A way of looking at thirteen blackbirds


A package arrived today from Hong Kong bearing these wonderful stamps, but on first glance I was rather disappointed. Common magpie? little egret? scops owl? pshaw. Why send them all the way over from China when they’re available for viewing right here. The white-bellied sea-eagle is the only species not seen in the UK.

Closer inspection revealed that the owl wasn’t a European scops owl but a collared scops owl (there are, it seems, more than fifty members of the Otus family alone).

This then brought back to mind a really disturbing thought I had after admiring this picture from Mikey (and can you spot the joyfully serendipitous reason why I’m using a screenshot rather than a link?)

one of 13 ways

Wallace Stevens was not writing about my sort of blackbird. Turdus merula is not found in the States. In the new world it’s not a Turdus, it’s an Agelaius. A family with no less than 11 members. Ok, it’s not quite 13 but very nearly. Call it poetic license.

“Does it matter?” asked the friend who happened to phone up as I reached exactly this point in my musings.

Well, yes and no. Yes it matters because on an utterly visceral level I have spent decades fleshing out that highly visual poem with very clear images just like Mikey’s above. Visceral because when I realised it was the “wrong” bird inhabiting those scenes I felt a wrenching in the guts. A disillusionment almost as painful as the discovery that “unique” is not pronounced “uni-kway”.

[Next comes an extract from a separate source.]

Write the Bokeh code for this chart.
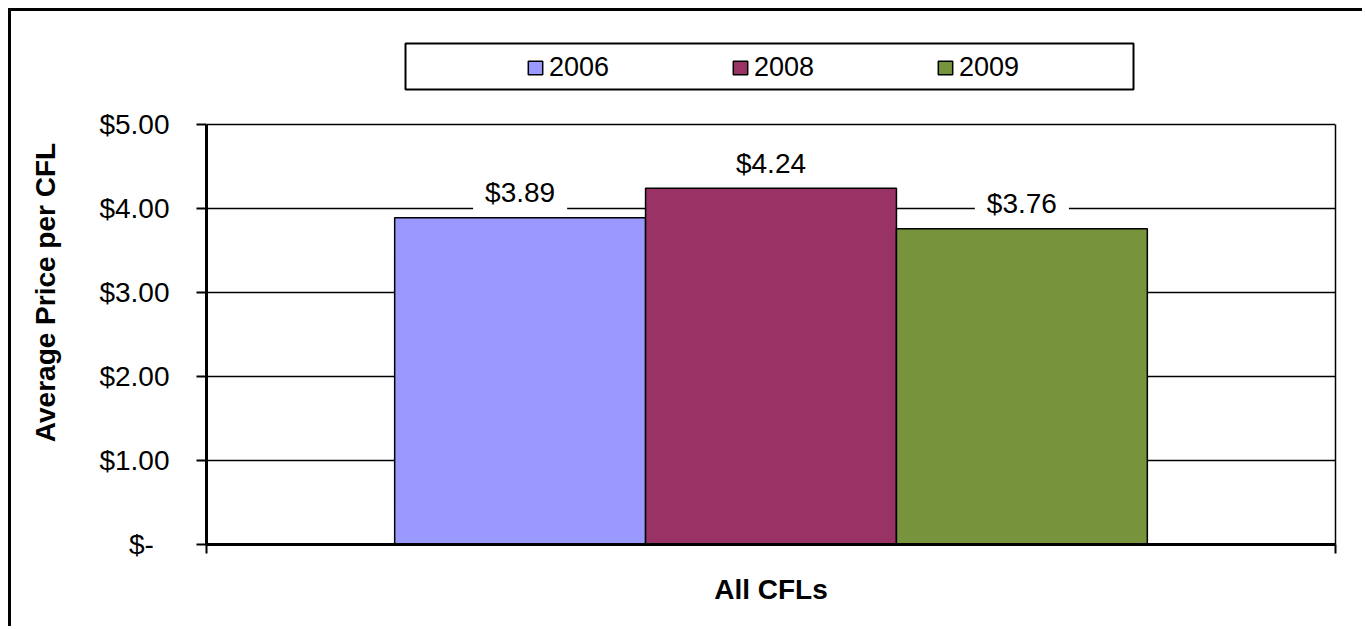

And no, obviously it doesn’t matter. Neither a jot nor a tittle. It’s the deluded worry of an over-literal intermittently keen birdwatcher. But I confess I was relieved to find these illustrations by a fellow-countryman of the poet which show not a hint of yellow head or red shoulder interrupting the general blackness of the bird.

Poetry is the subject of the poem,
From this the poem issues and

To this returns. Between the two,
Between issue and return, there is

An absence in reality,
Things as they are. Or so we say

But are these separate? Is it
An absence for the poem, which acquires

Its true appearances there, sun’s green,
Cloud’s red, earth feeling, sky that thinks?

From these it takes. Perhaps it gives,
In the universal intercourse.

Birds remade in all their blackness each time words fly from page to brain. A million million forms flocking the sky between issue and return.

(And here are some more blackbirds which flew into my inbox overnight, by Edward Picot who also curates The Hyperliterature Exchange.)

3 Replies to “A way of looking at thirteen blackbirds”

  1. Both these blackbirds, though, inspire wonder. (Most birds to, but I do miss the beautiful evening singing of yours; ours are raucous and showy. Very showy: Richard of A Brit Abroad once described them as being “every bit as beautiful as a bird of paradise” to jaded Californians listening to his talk on birding by bicycle.)